When the Reckoning Comes by LaTanya McQueen
Chosen as one of the Stoker Award’s 2021 ballot finalists, When the Reckoning Comes by LaTanya McQueen is at the top of my list (the winner will be chosen in 2022). I was enthralled from the beginning, following the story of three childhood best friends: Mira, Celine and Jesse, as we follow them from an incident in their childhood that takes place on an abandoned plantation through adulthood by way of flashbacks recalled by the main character, Mira. After the incident, the three friends part ways in the rural South, only to reunite when Celine, who’s white, plans to marry on the same plantation from decades ago. The plantation has since been turned into an extravagant wedding destination, despite it’s history of slavery and the ghosts that still remain at the plantation, which fuels the story of the tenuous friendship.
Author LaTanya McQueen weaves a tale that highlights nuance in a world that often seems to lack the boldness of delving into the grey areas of life. Much of the story is told through Mira’s internal monologue and we are privy to her confusion and consideration of deeds of the past and present; her past, the South’s past, and how those histories are ever present.
Road of Bones by Christopher Golden
It was news to me that the Road of Bones is an actual place in Russia where a mass amount of prisoners of war were buried into the road, otherwise known as Kolyma Highway. Author Christopher Golden uses this real-life highway with its heartbreaking past, mixed with the severe temperatures of Siberia to create a desolate, desperate, dark and mythical place that places the reader in a mental solitude of their own as they become more and more immersed into the story.
I first learned of Golden’s writing when I read Ararat, where much like Road of Bones, Golden uses history and legend, in Ararat’s case, the story of a devil lurking in Noah’s Ark. His books are what I’d call beach reads for horror lovers; nothing too heavy but with clever plots and interesting characters that you hope to God don’t get killed off by an archaic creature awakened after thousands of years.
Smile by Sarah Ruhl
I didn’t want to read Smile.

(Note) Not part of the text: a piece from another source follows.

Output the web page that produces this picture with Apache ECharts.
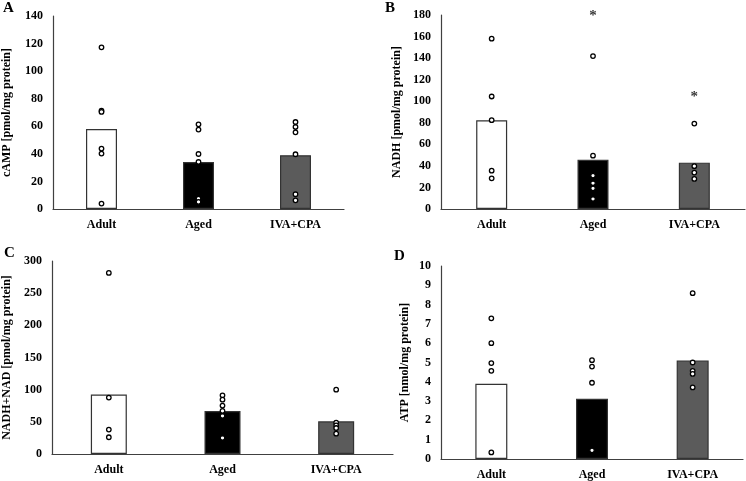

It was a memoir about a playwright who gets Bell’s palsy after having children. Not being a theatre type of gal, nor a children type of gal, I read it because I needed to lead a book club discussion at my library, and Ruhl also has Chicago ties. However, as book clubs often tend to do, I was delighted by a book that I was reticent to read but was so immensely glad that I did.
I listened to the audio, narrated by Ruhl herself, and if Ruhl ever chooses to stop writing plays and narrate audio going forward, the woman has a promising career. Though I’d never read or watched one of Ruhl’s plays, it’s plain to see that her experience with writing about the human condition, specifically that of the female kind, translated impeccably into the memoir genre. What amazed me was her incredible insight into her surroundings, her observations about life and how women are treated by society, men, other women, careers, et al. Her ability to put a spotlight on what seems mundane or matter of fact and make it seem as if it’s the most important point of discussion is truly a gift.